Recent reports of myocardial recovery after mechanical unloading with left ventricular assist devices (LVADs) have challenged the prevailing notion that end-stage heart failure (HF) is irreversible. To improve our understanding of this phenomenon, we comprehensively analysed the structural, functional, and energetic changes in failing human cardiomyocytes after LVAD implantation.

Based on a prospectively registered protocol (PROSPERO-CRD42022380214), 30 eligible studies were identified from 940 records with a pooled population of 648 patients predominantly with non-ischaemic cardiomyopathy.

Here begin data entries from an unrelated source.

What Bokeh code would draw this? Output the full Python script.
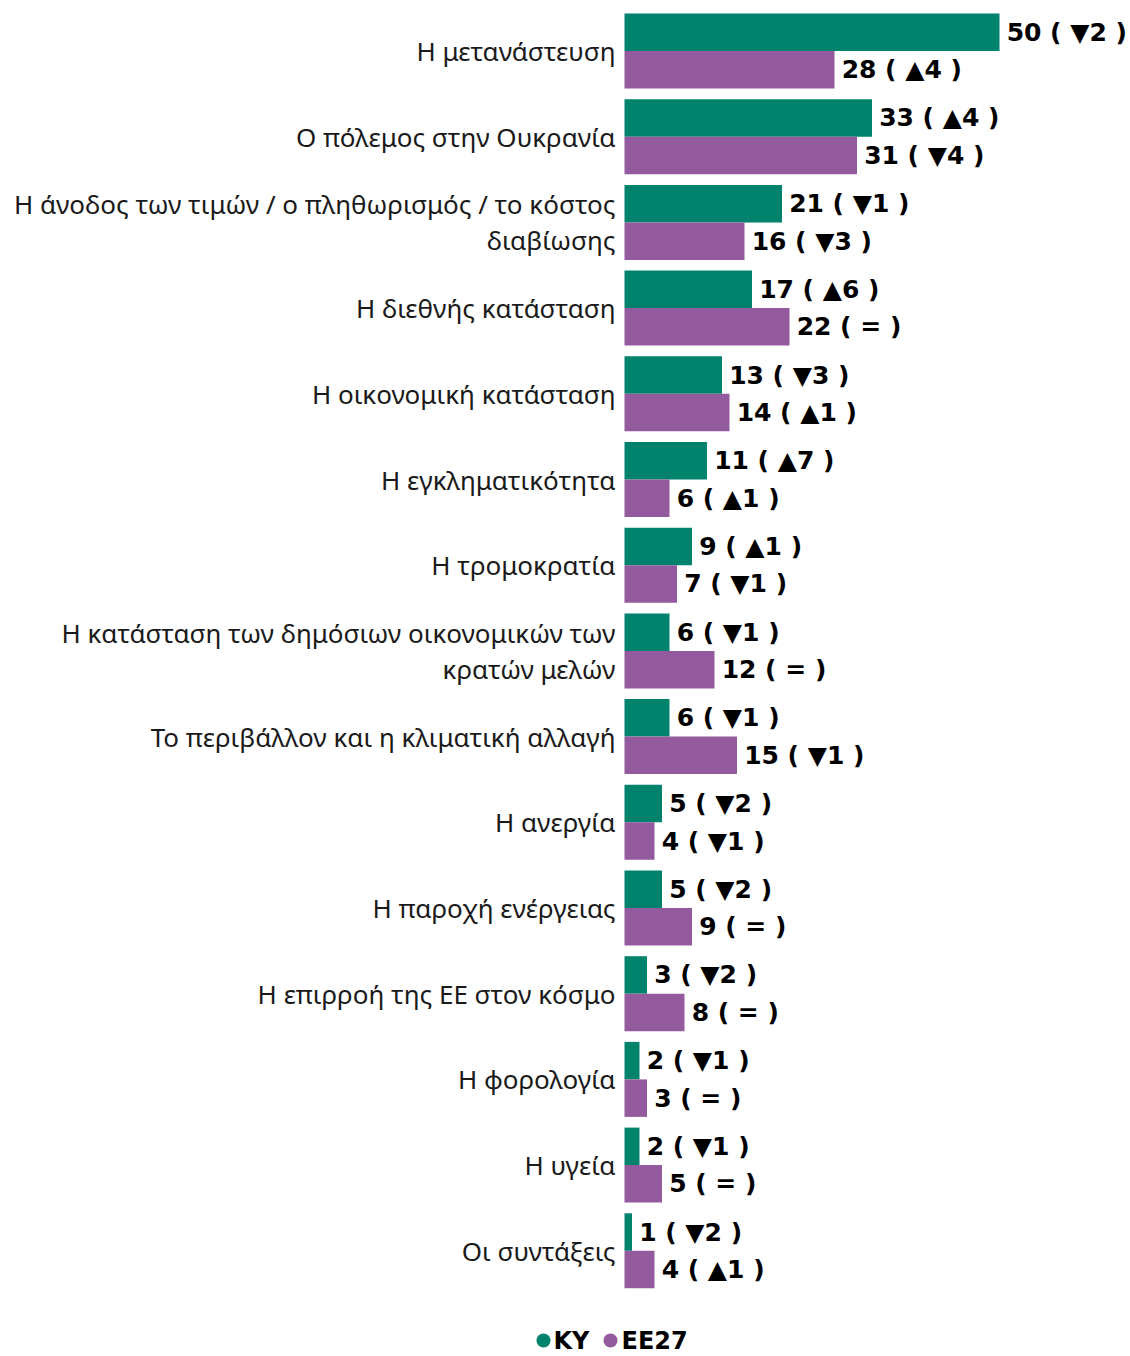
from bokeh.plotting import figure
from bokeh.models import Range1d, ColumnDataSource
from bokeh.core.properties import value
from bokeh.embed import file_html
from bokeh.resources import INLINE

categories = [
    "Η μετανάστευση",
    "Ο πόλεμος στην Ουκρανία",
    "Η άνοδος των τιμών / ο πληθωρισμός / το κόστος\nδιαβίωσης",
    "Η διεθνής κατάσταση",
    "Η οικονομική κατάσταση",
    "Η εγκληματικότητα",
    "Η τρομοκρατία",
    "Η κατάσταση των δημόσιων οικονομικών των\nκρατών μελών",
    "Το περιβάλλον και η κλιματική αλλαγή",
    "Η ανεργία",
    "Η παροχή ενέργειας",
    "Η επιρροή της ΕΕ στον κόσμο",
    "Η φορολογία",
    "Η υγεία",
    "Οι συντάξεις",
]
ky_values = [50, 33, 21, 17, 13, 11, 9, 6, 6, 5, 5, 3, 2, 2, 1]
ky_change = [-2, 4, -1, 6, -3, 7, 1, -1, -1, -2, -2, -2, -1, -1, -2]
eu_values = [28, 31, 16, 22, 14, 6, 7, 12, 15, 4, 9, 8, 3, 5, 4]
eu_change = [4, -4, -3, 0, 1, 1, -1, 0, -1, -1, 0, 0, 0, 0, 1]
series_names = ["KY", "EE27"]

GREEN = "#00826c"
PURPLE = "#935b9e"

def fmt(v, c):
    if c > 0:
        return f"{v} ( \u25b2{c} )"
    if c < 0:
        return f"{v} ( \u25bc{-c} )"
    return f"{v} ( = )"

n = len(categories)
idx = list(range(n))
bh = 37.5 / 85.7

ky_src = ColumnDataSource(dict(
    y=[i - bh / 2 for i in idx], right=ky_values,
    lx=[v + 0.95 for v in ky_values],
    lab=[fmt(v, c) for v, c in zip(ky_values, ky_change)]))
eu_src = ColumnDataSource(dict(
    y=[i + bh / 2 for i in idx], right=eu_values,
    lx=[v + 0.95 for v in eu_values],
    lab=[fmt(v, c) for v, c in zip(eu_values, eu_change)]))
cat_src = ColumnDataSource(dict(y=idx, x=[-1.2] * n, t=categories))

W, H = 1130, 1356
p = figure(width=W, height=H, output_backend="svg", toolbar_location=None,
           x_range=Range1d(-624 / 7.5, 506 / 7.5),
           y_range=Range1d((1356 - 50.5) / 85.7, (0 - 50.5) / 85.7),
           min_border=0)
p.axis.visible = False
p.grid.visible = False
p.outline_line_color = None
p.background_fill_color = "white"

p.hbar(y="y", left=0, right="right", height=bh, source=ky_src,
       fill_color=GREEN, line_color=None)
p.hbar(y="y", left=0, right="right", height=bh, source=eu_src,
       fill_color=PURPLE, line_color=None)

for src in (ky_src, eu_src):
    p.text(x="lx", y="y", text="lab", source=src,
           text_font=value("DejaVu Sans"), text_font_style="bold",
           text_font_size="25px", text_color="black",
           text_align="left", text_baseline="middle")

p.text(x="x", y="y", text="t", source=cat_src,
       text_font=value("Noto Sans"), text_font_size="26px",
       text_color="#1a1a1a", text_align="right", text_baseline="middle",
       text_line_height=1.0)

# legend
ly = (1340 - 50.5) / 85.7
p.scatter(x=[(543 - 624) / 7.5, (610 - 624) / 7.5], y=[ly, ly], size=14,
          fill_color=[GREEN, PURPLE], line_color=None)
p.text(x=[(553 - 624) / 7.5, (621 - 624) / 7.5], y=[ly, ly], text=series_names,
       text_font=value("DejaVu Sans"), text_font_style="bold",
       text_font_size="24px", text_color="black",
       text_align="left", text_baseline="middle")

open("out.html", "w").write(file_html(p, INLINE))
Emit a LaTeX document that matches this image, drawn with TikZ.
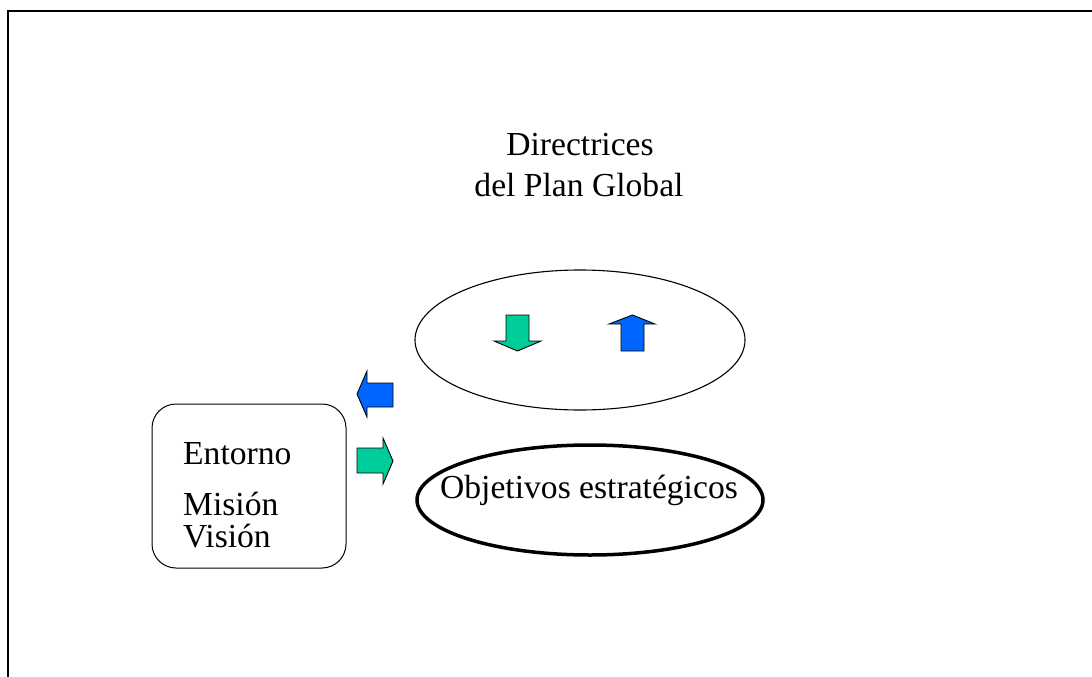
\documentclass[tikz,border=0pt]{standalone}
\usepackage{fontspec}
\setmainfont{Liberation Serif}
\usetikzlibrary{shapes.geometric}
\definecolor{arrowgreen}{HTML}{00CC99}
\definecolor{arrowblue}{HTML}{0066FF}
\begin{document}
\begin{tikzpicture}
    [x=1pt,y=-1pt,inner sep=0pt,
     big text/.style={font=\fontsize{33.6}{40}\selectfont},
     block arrow/.style={draw=black,line width=0.9pt,line join=miter}]

    \useasboundingbox (0,0) rectangle (1092,677);

    % frame:
    \draw [line width=2pt] (8,677) -- (8,11) -- (1092,11);

    % title:
    \node (dir1) at (580,155) [anchor=base,big text] {Directrices};
    \node (dir2) at (579,196) [anchor=base,big text] {del Plan Global};

    % ellipses:
    \node (plan) at (580,340) [ellipse,draw,line width=1.1pt,
      minimum width=330pt,minimum height=140pt] {};
    \node (obj) at (590,500) [ellipse,draw,line width=3.5pt,
      minimum width=346pt,minimum height=110pt] {};
    \node (objtext) at (589,498) [anchor=base,big text] {Objetivos estratégicos};

    % left box:
    \node (box) at (249,486) [draw,line width=1pt,rounded corners=24pt,
      minimum width=194pt,minimum height=164pt] {};
    \node (entorno) at (183,464) [anchor=base west,big text] {Entorno};
    \node (mision) at (183,515) [anchor=base west,big text] {Misión};
    \node (vision) at (183,547) [anchor=base west,big text] {Visión};

    % arrows:
    \draw [block arrow,fill=arrowgreen] (506,315) -- (529,315) -- (529,341)
      -- (541,341) -- (517.5,351) -- (494,341) -- (506,341) -- cycle;
    \draw [block arrow,fill=arrowblue] (621,351) -- (644,351) -- (644,324)
      -- (655,324) -- (632.5,315) -- (609,324) -- (621,324) -- cycle;
    \draw [block arrow,fill=arrowblue] (393,383) -- (393,407) -- (367,407)
      -- (367,417) -- (357,394) -- (367,371) -- (367,383) -- cycle;
    \draw [block arrow,fill=arrowgreen] (357,448) -- (383,448) -- (383,438)
      -- (393,461) -- (383,484) -- (383,473) -- (357,473) -- cycle;

  \end{tikzpicture}
\end{document}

LVAD led to a substantial regression in myocyte size similar to that of donor hearts (standardised mean difference, −1.29; p<0.001). The meta-regression analysis revealed that HF duration was a significant modifier on the changes in myocyte size. There were some suggestions of fibrosis reversal (−5.17%; p=0.009); however, this was insignificant after sensitivity analysis. Developed force did not improve in cardiac trabeculae (n=5 studies); however, non-physiological isometric contractions were tested. At the myocyte level (n=4 studies), contractile kinetics improved where the time-to-peak force reduced by 41.7%–50.7% and time to 50% relaxation fell by 47.4%–62.1% (p<0.05). Qualitatively, LVAD enhanced substrate utilisation and mitochondrial function (n=6 studies). Most studies were at a high risk of bias.

The regression of maladaptive hypertrophy, partial fibrosis reversal, and normalisation in metabolic pathways after LVAD may be a testament to the heart’s remarkable plasticity, even in the advanced stages of HF. However, inconsistencies exist in force-generating capabilities. Using more physiological force-length work-loop assays, addressing the high risks of bias and clinical heterogeneity are crucial to better understand the phenomenon of reverse remodelling.